Los valores más elevados son precisamente los más difíciles de captar y, por lo tanto, de realizar. En nuestro tiempo, se ha elevado a los altares morales al pluralismo, cuando se trata más bien de un ideal político derivado de la libertad. En los debates morales actuales (si es que existen verdaderamente) disputan concepciones diferentes acerca de la realidad, del mundo y de la vida, pero no cabe situarlas al mismo nivel, ya la situación entre ellas es de una intensa desigualdad jerárquica. Y lo malo es que, dadas las condiciones imperantes, lo inferior tiende a prevalecer sobre lo superior, entre otras razones, por la ya dicha de que los valores superiores son más difíciles de percibir. El relativismo y el subjetivismo terminan el trabajo. De hecho, se impone una inversión de los valores, mediante la que los más altos tienden a considerarse inferiores, y los más bajos se convierten en superiores.

El mundo del valor va de cabeza. Así, se imponen como fundamentales y superiores ideales como la autenticidad, la autonomía o la autorrealización, que son, aunque necesarios y estimables, insuficientes y meramente formales. Bajo la expresión «ética mínima» se presenta como superior y fundamental lo que es, de suyo, básico, y precisamente por ello, inferior. Casi todos perciben la relevancia de las virtudes más bajas, como la solidaridad, la justicia o el bienestar, mientras la mayoría se encuentra ciega para la percepción de las más sublimes, como la humildad, la castidad, el perdón o el amor al enemigo. Del mismo modo, tiende a considerarse, en el caso de que se hagan estas consideraciones, que el elemento fundamental constitutivo de la moralidad se encuentra en las consecuencias que produce la acción, y más concretamente, en que ella incremente el placer o bienestar del mayor número. Por el contrario, el elemento decisivo se encuentra en la disposición de ánimo hacia la realización de los valores más altos. Para aumentar el espejismo y el error morales, se da el hecho de que los valores inferiores son, desde luego, valores (positivos), con lo que quien está ciego para percibir los más altos no puede ni siquiera entender los reparos que les oponen sus adversarios, ya que lo que ellos defienden es, aunque inferior e insuficiente, desde luego positivo y bueno. Pero esta ignorancia o ceguera moral es siempre culpable, pues procede de una actitud profunda de la persona que no se adhiere a la acogida de los valores más altos. El hombre siempre es responsable de los errores morales que comete. Puede no serlo de una acción concreta, pero sí de la ceguera moral que se encuentra en su base.

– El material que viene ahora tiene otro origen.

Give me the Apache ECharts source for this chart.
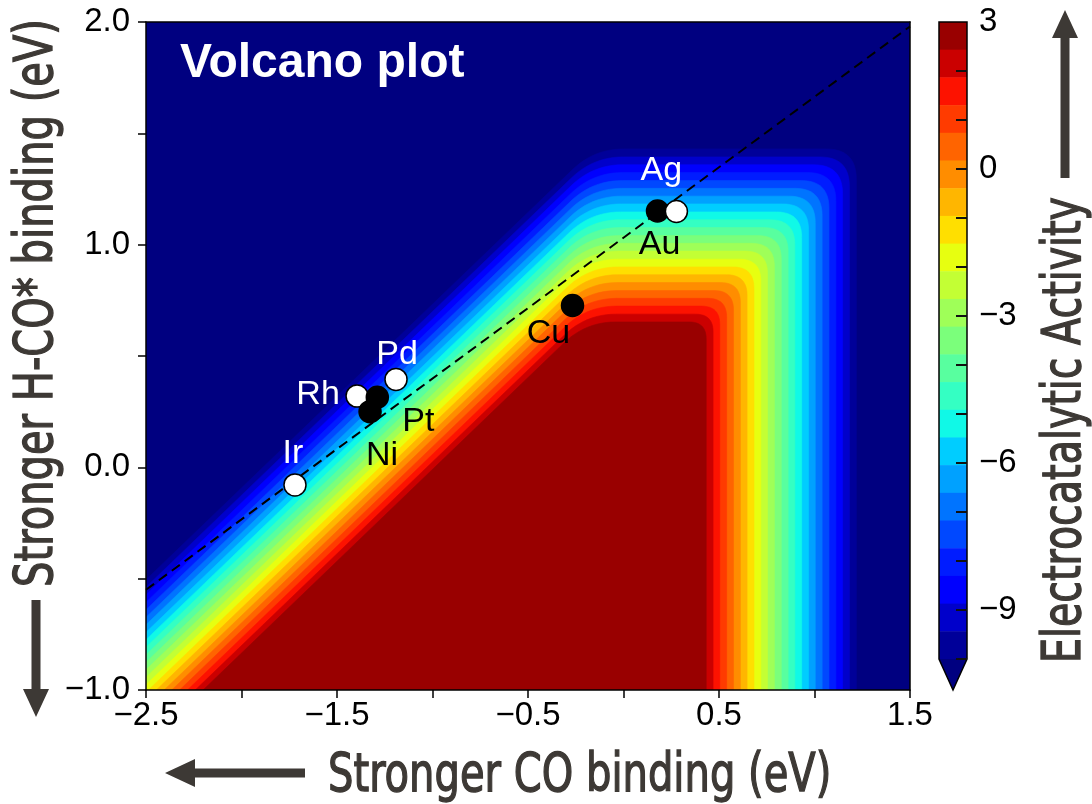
<!DOCTYPE html>
<html><head><meta charset="utf-8">
<script src="https://cdn.jsdelivr.net/npm/echarts@6/dist/echarts.min.js"></script>
<style>html,body{margin:0;padding:0;background:#fff}#c{width:1092px;height:804px}</style>
</head><body><div id="c"></div>
<script>
// ---- Data ----
// Colour-bar band edges (top to bottom)
const levels = [3, 2.435, 1.870, 1.304, 0.739, 0.174, -0.391, -0.957, -1.522, -2.087, -2.652, -3.217,
  -3.783, -4.348, -4.913, -5.478, -6.043, -6.609, -7.174, -7.739, -8.304, -8.870, -9.435, -10];
const colorbarTickLabels = [3, 0, -3, -6, -9];
const colorbarMinorTicks = [2, 1, 0, -1, -2, -3, -4, -5, -6, -7, -8, -9, -10];
// Contour lines for levels[1..23]: y of the flat top, x of the vertical right side,
// and x where the diagonal (upper-left) side crosses y = -1.0
const contourTopY = [0.653, 0.688, 0.724, 0.759, 0.794, 0.830, 0.865, 0.900, 0.935, 0.971, 1.006, 1.041,
  1.077, 1.112, 1.147, 1.183, 1.218, 1.253, 1.288, 1.324, 1.359, 1.394, 1.430];
const contourRightX = [0.433, 0.469, 0.504, 0.540, 0.576, 0.612, 0.647, 0.683, 0.719, 0.754, 0.790, 0.826,
  0.862, 0.897, 0.933, 0.969, 1.004, 1.040, 1.076, 1.112, 1.147, 1.183, 1.219];
const contourDiagX = [-2.201, -2.242, -2.283, -2.324, -2.365, -2.405, -2.446, -2.487, -2.528, -2.569, -2.610,
  -2.651, -2.692, -2.733, -2.774, -2.814, -2.855, -2.896, -2.937, -2.978, -3.019, -3.060, -3.100];
const diagSlope = 0.825;
// Catalysts
const catalysts = ['Rh', 'Pd', 'Ir', 'Pt', 'Ni', 'Cu', 'Au', 'Ag'];
const bindCO   = [-1.395, -1.191, -1.720, -1.289, -1.327, -0.267, 0.178, 0.277];
const bindHCO  = [0.320, 0.395, -0.079, 0.315, 0.250, 0.727, 1.151, 1.149];
const markerType = ['open', 'open', 'open', 'filled', 'filled', 'filled', 'filled', 'open'];
// Scaling line (dashed)
const scalingX = [-2.5, 1.5];
const scalingY = [-0.55, 1.98];
const xTickLabels = [-2.5, -1.5, -0.5, 0.5, 1.5];
const yTickLabels = [-1.0, 0.0, 1.0, 2.0];

// ---- Styles ----
const bandColors = ['#990000', '#cb0000', '#fd1200', '#ff3b00', '#ff6400', '#ff8d00', '#ffb600', '#ffdf00',
  '#e7ff10', '#c3ff34', '#9fff58', '#7bff7b', '#58ff9f', '#34ffc3', '#10f9e7', '#00cdff', '#00a1ff',
  '#0074ff', '#0048ff', '#001cff', '#0000fe', '#0000cb', '#000099'];
const underColor = '#000080';
const labelStyle = {
  Rh: {dx: -39, dy: -1, color: '#fff'}, Pd: {dx: 1, dy: -25, color: '#fff'}, Ir: {dx: -2, dy: -31, color: '#fff'},
  Pt: {dx: 41, dy: 24, color: '#000'}, Ni: {dx: 12, dy: 44, color: '#000'}, Cu: {dx: -24, dy: 28, color: '#000'},
  Au: {dx: 2, dy: 34, color: '#000'}, Ag: {dx: -15, dy: -41, color: '#fff'}
};
const numFont = '"Liberation Sans", Arial, sans-serif';
const titleFont = '"Liberation Sans Narrow", "DejaVu Sans Condensed", sans-serif';
const textGray = '#3d3935';
const minus = s => String(s).replace('-', '\u2212');

function corner(P0, P1, P2, r, n) {
  const d1 = Math.hypot(P0[0] - P1[0], P0[1] - P1[1]), d2 = Math.hypot(P2[0] - P1[0], P2[1] - P1[1]);
  const r1 = Math.min(r, d1 / 2), r2 = Math.min(r, d2 / 2);
  const S = [P1[0] + (P0[0] - P1[0]) / d1 * r1, P1[1] + (P0[1] - P1[1]) / d1 * r1];
  const E = [P1[0] + (P2[0] - P1[0]) / d2 * r2, P1[1] + (P2[1] - P1[1]) / d2 * r2];
  const pts = [];
  for (let i = 0; i <= n; i++) {
    const t = i / n, a = (1 - t) * (1 - t), b = 2 * (1 - t) * t, c = t * t;
    pts.push([a * S[0] + b * P1[0] + c * E[0], a * S[1] + b * P1[1] + c * E[1]]);
  }
  return pts;
}

function contourItem(params, api) {
  const k = api.value(0);
  const yT = contourTopY[k], xR = contourRightX[k], xD = contourDiagX[k];
  const yB = -1.4;
  const xA = xD + (yB + 1) / diagSlope;
  const xB = xD + (yT + 1) / diagSlope;
  const A = api.coord([xA, yB]), B = api.coord([xB, yT]), C = api.coord([xR, yT]), D = api.coord([xR, yB]);
  const pts = [A].concat(corner(A, B, C, 30, 12), corner(B, C, D, 17 + k * 0.6, 12), [D]);
  return {type: 'polygon', shape: {points: pts},
    style: {fill: bandColors[k], stroke: bandColors[k], lineWidth: 0.6}};
}

function bandItem(params, api) {
  const k = api.value(0);
  const p0 = api.coord([0, levels[k]]), p1 = api.coord([1, levels[k + 1]]);
  return {type: 'rect', shape: {x: p0[0], y: p0[1], width: p1[0] - p0[0], height: p1[1] - p0[1] + 0.5},
    style: {fill: bandColors[k]}};
}

function outlineItem(params, api) {
  const last = levels[levels.length - 1];
  const tl = api.coord([0, levels[0]]), tr = api.coord([1, levels[0]]);
  const br = api.coord([1, last]), bl = api.coord([0, last]);
  const tip = [(bl[0] + br[0]) / 2, bl[1] + 31];
  const children = [
    {type: 'polygon', shape: {points: [bl, br, tip]}, style: {fill: underColor}},
    {type: 'polygon', shape: {points: [tl, tr, br, tip, bl]}, style: {fill: null, stroke: '#000', lineWidth: 1.5}}
  ];
  colorbarMinorTicks.forEach(v => {
    const p = api.coord([1, v]);
    children.push({type: 'line', shape: {x1: p[0] - 11, y1: p[1], x2: p[0], y2: p[1]},
      style: {stroke: '#111', lineWidth: 2}});
  });
  return {type: 'group', children};
}

const contourData = [];
for (let k = contourTopY.length - 1; k >= 0; k--) contourData.push([k]);
const bandData = bandColors.map((c, k) => [k]);

const scatterData = catalysts.map((n, i) => ({
  name: n, value: [bindCO[i], bindHCO[i]],
  itemStyle: {color: markerType[i] === 'open' ? '#fff' : '#000', borderColor: '#000', borderWidth: 1.5, opacity: 1},
  label: {show: true, formatter: n, position: 'inside', offset: [labelStyle[n].dx, labelStyle[n].dy],
    color: labelStyle[n].color, fontSize: 34, fontFamily: numFont, opacity: 1}
}));

const chart = echarts.init(document.getElementById('c'), null, {renderer: 'canvas'});
const axisLine = {show: true, onZero: false, lineStyle: {color: '#000', width: 1.5}};
const titleStyle = (text, align) => ({text, fill: textGray, stroke: textGray, lineWidth: 1.3,
  font: '53px ' + titleFont, textAlign: align, textVerticalAlign: 'middle'});
chart.setOption({
  animation: false,
  grid: [
    {left: 146, top: 22, width: 764, height: 668, show: true, backgroundColor: underColor, borderWidth: 0},
    {left: 939, top: 22, width: 28, height: 637, show: false}
  ],
  xAxis: [
    {type: 'value', gridIndex: 0, min: -2.5, max: 1.5, interval: 0.5, z: 5,
      axisLine: axisLine, splitLine: {show: false},
      axisTick: {show: true, length: 8, lineStyle: {color: '#000', width: 1.5}},
      axisLabel: {show: true, margin: 9, color: '#000', fontSize: 33, fontFamily: numFont,
        showMinLabel: true, showMaxLabel: true,
        formatter: v => xTickLabels.some(t => Math.abs(t - v) < 1e-6) ? minus(v.toFixed(1)) : ''}},
    {type: 'value', gridIndex: 0, position: 'top', min: -2.5, max: 1.5, z: 5, axisLine: axisLine,
      axisTick: {show: false}, axisLabel: {show: false}, splitLine: {show: false}},
    {type: 'value', gridIndex: 1, min: 0, max: 1, show: false}
  ],
  yAxis: [
    {type: 'value', gridIndex: 0, min: -1, max: 2, interval: 0.5, z: 5,
      axisLine: axisLine, splitLine: {show: false},
      axisTick: {show: true, length: 8, lineStyle: {color: '#000', width: 1.5}},
      axisLabel: {show: true, margin: 16, color: '#000', fontSize: 33, fontFamily: numFont,
        showMinLabel: true, showMaxLabel: true,
        formatter: v => yTickLabels.some(t => Math.abs(t - v) < 1e-6) ? minus(v.toFixed(1)) : ''}},
    {type: 'value', gridIndex: 0, position: 'right', min: -1, max: 2, z: 5, axisLine: axisLine,
      axisTick: {show: false}, axisLabel: {show: false}, splitLine: {show: false}},
    {type: 'value', gridIndex: 1, position: 'right', min: -10, max: 3, z: 5,
      axisLine: {show: false}, splitLine: {show: false}, axisTick: {show: false},
      axisLabel: {show: true, margin: 12, color: '#000', fontSize: 33, fontFamily: numFont,
        customValues: colorbarTickLabels, formatter: v => minus(v)}}
  ],
  series: [
    {type: 'custom', xAxisIndex: 0, yAxisIndex: 0, clip: true, renderItem: contourItem, data: contourData, z: 1, silent: true},
    {type: 'line', xAxisIndex: 0, yAxisIndex: 0, data: scalingX.map((x, i) => [x, scalingY[i]]), symbol: 'none', z: 3,
      lineStyle: {color: '#000', width: 2, type: [10, 6]}, silent: true},
    {type: 'scatter', xAxisIndex: 0, yAxisIndex: 0, symbol: 'circle', symbolSize: 22, data: scatterData, z: 4, silent: true},
    {type: 'custom', xAxisIndex: 2, yAxisIndex: 2, renderItem: bandItem, data: bandData, z: 1, silent: true},
    {type: 'custom', xAxisIndex: 2, yAxisIndex: 2, renderItem: outlineItem, data: [[0]], z: 2, silent: true}
  ],
  graphic: [
    {type: 'text', x: 180, y: 64, z: 10, style: {text: 'Volcano plot', fill: '#fff',
      font: 'bold 48px ' + numFont, textAlign: 'left', textVerticalAlign: 'middle'}},
    {type: 'text', x: 328, y: 777, scaleX: 0.84, style: titleStyle('Stronger CO binding (eV)', 'left')},
    {type: 'polygon', shape: {points: [[165, 773], [195, 759], [195, 768.5], [305, 768.5], [305, 777.5], [195, 777.5], [195, 787]]},
      style: {fill: textGray}},
    {type: 'text', x: 38, y: 303, rotation: Math.PI / 2, scaleX: 0.84, style: titleStyle('Stronger H-CO* binding (eV)', 'center')},
    {type: 'polygon', shape: {points: [[36, 717], [23, 689], [31.5, 689], [31.5, 600], [40.5, 600], [40.5, 689], [49, 689]]},
      style: {fill: textGray}},
    {type: 'text', x: 1066, y: 430, rotation: Math.PI / 2, scaleX: 0.83, style: titleStyle('Electrocatalytic Activity', 'center')},
    {type: 'polygon', shape: {points: [[1065, 10], [1078, 38], [1069.5, 38], [1069.5, 178], [1060.5, 178], [1060.5, 38], [1052, 38]]},
      style: {fill: textGray}}
  ]
});
</script></body></html>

Existen, pues, varias y poderosas razones que explican el inevitable fracaso del Estado como educador moral, que se pueden condensar en dos. La primera es que el Estado, por su propia naturaleza, sólo es apto para la promoción y defensa de los valores más básicos y, por ello mismo, inferiores. Acaso sorprenda a la mayoría que se incluya a la justicia entre los valores inferiores; sin embargo, es estrictamente así. Para mostrarlo, baste con mencionar el hecho de que el amor supera y rebasa la justicia, y, por lo tanto, es superior a ella. La segunda razón es que, dado que el poder político descansa en la opinión dominante, sólo puede imponer los valores mediocres imperantes; nunca servirá, pues, como instrumento de perfeccionamiento moral de los ciudadanos. Aún cabría apelar a una tercera razón: la moral no es susceptible de imposición mediante la fuerza coactiva del Estado.

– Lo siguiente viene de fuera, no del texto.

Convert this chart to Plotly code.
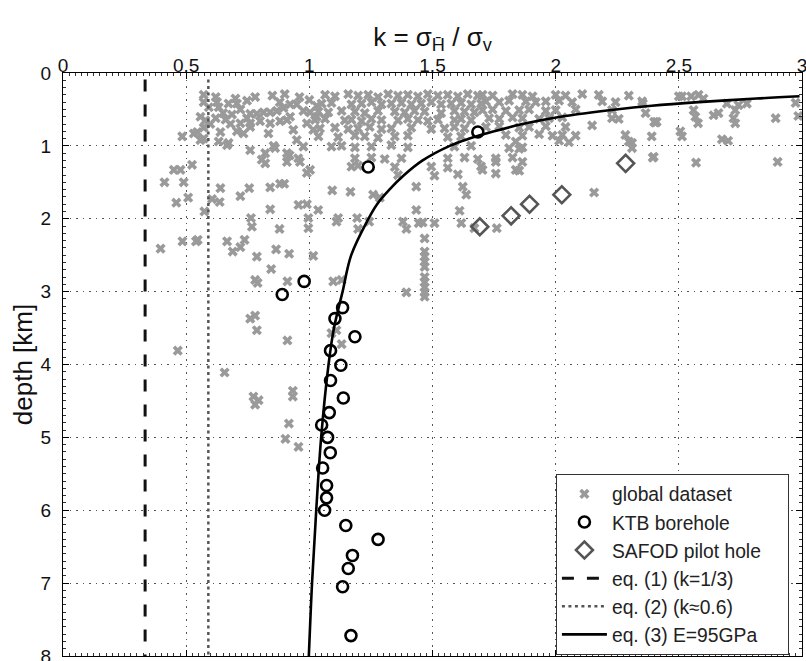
import plotly.graph_objects as go

# ---------------- data ----------------
# global dataset (k, depth km)
global_dataset = [
    # shallow band, k < 1.04
    (0.571,0.30),(0.62,0.33),(0.70,0.35),(0.78,0.33),(0.85,0.31),(0.90,0.29),(0.96,0.33),(1.00,0.37),
    (0.571,0.40),(0.625,0.40),(0.592,0.47),(0.558,0.60),(0.578,0.65),(0.571,0.75),(0.598,0.70),
    (0.632,0.47),(0.639,0.81),(0.632,0.94),(0.666,0.99),(0.484,0.87),(0.531,0.83),(0.545,0.81),
    (0.558,0.92),(0.571,0.90),(0.45,1.33),(0.477,1.33),(0.524,1.26),(0.672,0.42),(0.706,0.42),
    (0.686,0.57),(0.747,0.38),(0.76,0.56),(0.787,0.56),(0.814,0.54),(0.841,0.54),(0.868,0.52),
    (0.895,0.48),(0.922,0.43),(0.949,0.43),(0.976,0.52),(1.003,0.54),(1.03,0.60),(0.76,0.69),
    (0.80,0.66),(0.841,0.69),(0.881,0.66),(0.922,0.60),(0.72,0.69),(0.706,0.80),(0.733,0.83),
    (0.76,0.74),(0.747,0.62),(0.672,0.96),(0.76,1.06),(0.821,1.10),(0.821,1.24),(0.834,0.83),
    (0.861,1.03),(0.909,0.645),(0.935,0.78),(0.949,0.92),(0.976,1.01),(0.909,1.10),(0.909,1.22),
    (0.955,1.17),(0.962,1.22),(1.003,1.33),(0.99,0.69),(1.016,0.78),(1.03,0.45),(0.65,0.55),
    (0.62,0.62),(0.68,0.70),(0.88,0.40),(0.72,0.50),(0.66,0.64),(0.807,1.19),(0.855,1.00),
    (0.92,1.13),(0.99,1.37),
    # shallow band, 1.02 < k < 1.71
    (1.064,0.30),(1.104,0.32),(1.158,0.29),(1.198,0.31),(1.239,0.30),(1.279,0.33),(1.320,0.29),
    (1.360,0.31),(1.400,0.30),(1.441,0.32),(1.481,0.29),(1.522,0.31),(1.562,0.30),(1.603,0.32),
    (1.643,0.29),(1.684,0.31),
    (1.050,0.42),(1.090,0.41),(1.171,0.43),(1.212,0.42),(1.252,0.40),(1.293,0.43),(1.333,0.42),
    (1.374,0.41),(1.414,0.43),(1.454,0.42),(1.495,0.40),(1.535,0.43),(1.576,0.42),(1.616,0.41),
    (1.657,0.43),(1.697,0.42),
    (1.037,0.53),(1.077,0.54),(1.131,0.52),(1.185,0.53),(1.225,0.55),(1.279,0.52),(1.347,0.53),
    (1.387,0.54),(1.427,0.52),(1.468,0.53),(1.535,0.55),(1.589,0.52),(1.630,0.53),(1.670,0.54),
    (1.023,0.645),(1.064,0.63),(1.144,0.65),(1.171,0.64),(1.212,0.66),(1.252,0.63),(1.293,0.645),
    (1.360,0.65),(1.400,0.63),(1.441,0.645),(1.481,0.66),(1.522,0.64),(1.589,0.645),(1.616,0.63),
    (1.657,0.65),
    (1.043,0.76),(1.104,0.75),(1.158,0.77),(1.198,0.76),(1.245,0.74),(1.293,0.77),(1.333,0.76),
    (1.414,0.75),(1.495,0.77),(1.549,0.76),(1.589,0.74),(1.630,0.76),
    (1.037,0.87),(1.117,0.88),(1.185,0.86),(1.225,0.87),(1.279,0.89),(1.347,0.87),(1.400,0.86),
    (1.562,0.88),(1.616,0.87),
    (1.090,1.01),(1.131,1.00),(1.185,1.02),(1.252,1.01),(1.333,0.99),(1.400,1.02),(1.589,1.01),
    (1.657,1.00),
    (1.185,1.17),(1.252,1.16),(1.306,1.18),(1.374,1.17),(1.562,1.17),(1.630,1.16),(1.684,1.18),
    (1.171,1.285),(1.198,1.27),(1.347,1.29),(1.495,1.285),(1.562,1.30),(1.697,1.28),
    (1.360,1.40),(1.508,1.41),(1.603,1.39),
    # shallow band, 1.69 < k < 2.38
    (1.703,0.30),(1.744,0.31),(1.825,0.29),(1.865,0.30),(1.906,0.32),(2.000,0.30),(2.040,0.31),
    (2.108,0.29),(2.175,0.30),(2.297,0.31),
    (1.717,0.39),(1.771,0.40),(1.811,0.38),(1.879,0.39),(1.919,0.40),(1.960,0.39),(2.014,0.38),
    (2.067,0.40),(2.189,0.39),(2.243,0.40),(2.351,0.39),
    (1.703,0.51),(1.744,0.50),(1.798,0.52),(1.852,0.51),(1.892,0.50),(1.960,0.52),(2.000,0.51),
    (2.081,0.50),(2.229,0.51),
    (1.730,0.62),(1.771,0.63),(1.825,0.61),(1.865,0.62),(1.933,0.63),(1.973,0.62),(2.027,0.61),
    (2.229,0.62),(2.256,0.63),
    (1.717,0.74),(1.771,0.73),(1.852,0.75),(1.892,0.74),(1.960,0.73),(2.040,0.74),(2.148,0.72),
    (1.798,0.85),(1.865,0.86),(1.933,0.84),(1.987,0.86),(2.027,0.85),(2.081,0.86),(2.283,0.85),
    (1.838,0.94),(2.014,0.93),(2.054,0.95),(2.297,0.94),(2.310,0.96),
    (1.811,1.03),(1.852,1.04),(1.865,1.02),(2.310,1.03),
    (1.757,1.17),(1.825,1.16),(1.757,1.22),(1.865,1.22),
    (1.703,1.33),(1.838,1.33),(1.852,1.34),(1.757,1.38),
    # shallow band, k > 2.34
    (2.354,0.42),(2.365,0.55),(2.40,0.67),(2.41,0.67),(2.39,0.87),(2.394,1.16),(2.50,0.32),
    (2.513,0.32),(2.55,0.32),(2.58,0.30),(2.60,0.35),(2.56,0.51),(2.567,0.60),(2.578,0.69),
    (2.506,0.80),(2.513,0.87),(2.57,1.23),(2.641,0.58),(2.661,0.55),(2.675,0.91),(2.70,0.93),
    (2.695,0.42),(2.729,0.51),(2.722,0.62),(2.729,0.69),(2.742,0.44),(2.776,0.42),(2.893,0.62),
    (2.901,1.22),(2.974,0.41),(2.985,0.59),(2.405,0.68),(2.398,1.15),
    # deeper points
    (0.412,1.50),(0.49,1.50),(0.46,1.78),(0.508,1.71),(0.396,2.41),(0.485,2.31),(0.54,2.31),
    (0.547,2.29),(0.574,1.90),(0.605,1.73),(0.636,1.77),(0.639,1.58),(0.666,2.31),(0.689,2.45),
    (0.72,2.39),(0.737,2.29),(0.72,1.69),(0.756,1.58),(0.763,1.99),(0.767,2.11),(0.787,2.52),
    (0.78,2.84),(0.79,2.88),(0.841,1.57),(0.841,1.87),(0.879,2.14),(0.865,2.42),(0.845,2.69),
    (0.918,2.48),(0.911,2.86),(0.881,1.52),(0.898,1.52),(0.956,1.81),
    (0.99,1.80),(1.036,1.88),(0.996,1.99),(0.996,2.13),(1.11,2.04),(1.117,1.99),(1.194,1.99),
    (1.198,2.14),(1.243,2.04),(1.016,2.51),(1.097,2.86),(1.131,2.84),(1.093,1.61),(1.167,1.63),
    (1.259,1.67),(1.286,1.71),(1.38,2.04),(1.394,2.14),(1.434,1.88),(1.444,2.06),(1.434,1.56),
    (1.394,3.01),(1.508,2.06),(1.46,2.05),(1.623,1.56),(1.637,1.67),(1.61,1.89),(1.617,2.06),
    (1.761,2.13),(1.67,2.13),(2.156,1.64),
    (1.468,2.27),(1.468,2.45),(1.468,2.52),(1.468,2.59),(1.468,2.66),(1.468,2.80),(1.468,2.87),
    (1.468,2.94),(1.468,3.01),(1.468,3.07),
    (0.76,3.37),(0.78,3.33),(0.787,3.53),(0.911,3.67),(0.466,3.81),(1.09,3.57),(1.11,3.53),
    (1.131,3.72),(0.656,4.11),(0.773,4.44),(0.794,4.49),(0.78,4.55),(0.933,4.36),(0.933,4.44),
    (0.917,4.81),(0.903,5.02),(0.956,5.13),
]
global_k = [p[0] for p in global_dataset]
global_depth = [p[1] for p in global_dataset]

ktb_k = [1.684, 1.239, 0.979, 0.89, 1.135, 1.104, 1.185, 1.086, 1.128, 1.086, 1.138, 1.081,
         1.05, 1.074, 1.085, 1.054, 1.07, 1.07, 1.062, 1.148, 1.279, 1.175, 1.158, 1.135, 1.169]
ktb_depth = [0.81, 1.29, 2.86, 3.04, 3.22, 3.37, 3.62, 3.81, 4.01, 4.22, 4.46, 4.66,
             4.83, 5.0, 5.21, 5.42, 5.66, 5.83, 6.0, 6.21, 6.40, 6.62, 6.80, 7.05, 7.72]

safod_k = [2.284, 2.025, 1.894, 1.819, 1.692]
safod_depth = [1.24, 1.67, 1.80, 1.96, 2.11]

eq1_k = 1 / 3
eq2_k = 0.59
eq_depth = [0.09, 8.0]

eq3_depth = [0.32, 0.35, 0.40, 0.45, 0.50, 0.60, 0.70, 0.80, 0.90, 1.0, 1.2, 1.4, 1.6,
             1.8, 2.0, 2.5, 3.0, 3.5, 4.0, 5.0, 6.0, 7.0, 8.0]
eq3_k = [2.99, 2.815, 2.58, 2.39, 2.245, 2.02, 1.865, 1.75, 1.65, 1.57, 1.46, 1.385, 1.325,
         1.275, 1.24, 1.17, 1.135, 1.10, 1.078, 1.048, 1.028, 1.011, 0.998]

x_ticks = [0, 0.5, 1, 1.5, 2, 2.5, 3]
y_ticks = [0, 1, 2, 3, 4, 5, 6, 7, 8]

FONT = "Liberation Sans, Arial, sans-serif"

fig = go.Figure()
fig.add_trace(go.Scatter(
    x=global_k, y=global_depth, mode="markers", name="global dataset",
    marker=dict(symbol="x", size=9, color="#9a9a9a", line=dict(width=0))))
fig.add_trace(go.Scatter(
    x=ktb_k, y=ktb_depth, mode="markers", name="KTB borehole",
    marker=dict(symbol="circle-open", size=11, color="black", line=dict(width=2.6, color="black"))))
fig.add_trace(go.Scatter(
    x=safod_k, y=safod_depth, mode="markers", name="SAFOD pilot hole\u00a0\u00a0\u00a0\u00a0",
    marker=dict(symbol="diamond-open", size=13, color="#555555", line=dict(width=2.6, color="#555555"))))
fig.add_trace(go.Scatter(
    x=[eq1_k, eq1_k], y=eq_depth, mode="lines", name="eq. (1) (k=1/3)",
    line=dict(color="#111111", width=3, dash="12px,13px")))
fig.add_trace(go.Scatter(
    x=[eq2_k, eq2_k], y=eq_depth, mode="lines", name="eq. (2) (k≈0.6)",
    line=dict(color="#555555", width=2.5, dash="3px,3.5px")))
fig.add_trace(go.Scatter(
    x=eq3_k, y=eq3_depth, mode="lines", name="eq. (3) E=95GPa",
    line=dict(color="black", width=2.6, shape="spline")))

axis_common = dict(
    showline=True, linecolor="black", linewidth=1, mirror="ticks",
    ticks="inside", ticklen=6, tickcolor="black", tickwidth=1,
    showgrid=True, gridcolor="#555555", gridwidth=1, griddash="1.5px,5px",
    zeroline=False, automargin=False, ticklabeloverflow="allow",
    tickfont=dict(family=FONT, size=19, color="#111111"),
)

fig.update_xaxes(
    range=[0, 3], side="top", tickvals=x_ticks,
    ticktext=[f"{v:g}" for v in x_ticks], ticklabelstandoff=-8,
    minor=dict(dtick=0.025, ticks="inside", ticklen=3, tickcolor="#333333", showgrid=False),
    title=dict(text="k = σ<sub>H̄</sub> / σ<sub>v</sub>", font=dict(family=FONT, size=26, color="#111111"), standoff=0),
    **axis_common)
fig.update_yaxes(
    range=[8, 0], tickvals=y_ticks, ticktext=[str(v) for v in y_ticks],
    ticklabelstandoff=7,
    minor=dict(dtick=0.1, ticks="inside", ticklen=3, tickcolor="#333333", showgrid=False),
    title=dict(text="depth [km]", font=dict(family=FONT, size=26, color="#111111"), standoff=0),
    **axis_common)

fig.update_layout(
    width=806, height=661,
    margin=dict(l=63, r=4, t=73, b=5),
    paper_bgcolor="white", plot_bgcolor="white",
    font=dict(family=FONT, color="#111111"),
    legend=dict(x=0.667, y=0.002, xanchor="left", yanchor="bottom",
                bgcolor="white", bordercolor="#333333", borderwidth=1,
                font=dict(family=FONT, size=19.3, color="#222222"),
                traceorder="normal", itemwidth=45),
)

fig.write_html("out.html", config={"displayModeBar": False},
               post_script="document.body.style.margin='0';document.body.style.overflow='hidden';")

La verdadera fuente de la educación moral se encuentra, como ha destacado Dietrich von Hildebrand, en los modelos ejemplares y en la autoridad moral. Pero nuestro tiempo es especialmente ciego para captar el valor de la ejemplaridad, pues es hijo y siervo de la igualación. Y más aún lo es para reconocer la existencia de una autoridad moral. Es frecuente que quienes ostentan el poder político, sobre todo si poseen tendencias autoritarias o totalitarias, aspiren a rebajar o negar la existencia de cualquier autoridad moral que pueda hacerles sombra. Si lo consiguen, habrán logrado reunir en sus manos la fuerza del poder y los beneficios ilegítimos del hueco que deja la autoridad moral ausente. En realidad, aspiran a ostentar en vano la autoridad moral. El poder político y la autoridad moral se repelen. Acaso no exista criterio más seguro para medir la propensión totalitaria de un Gobierno como su tendencia a controlar y determinar la educación moral.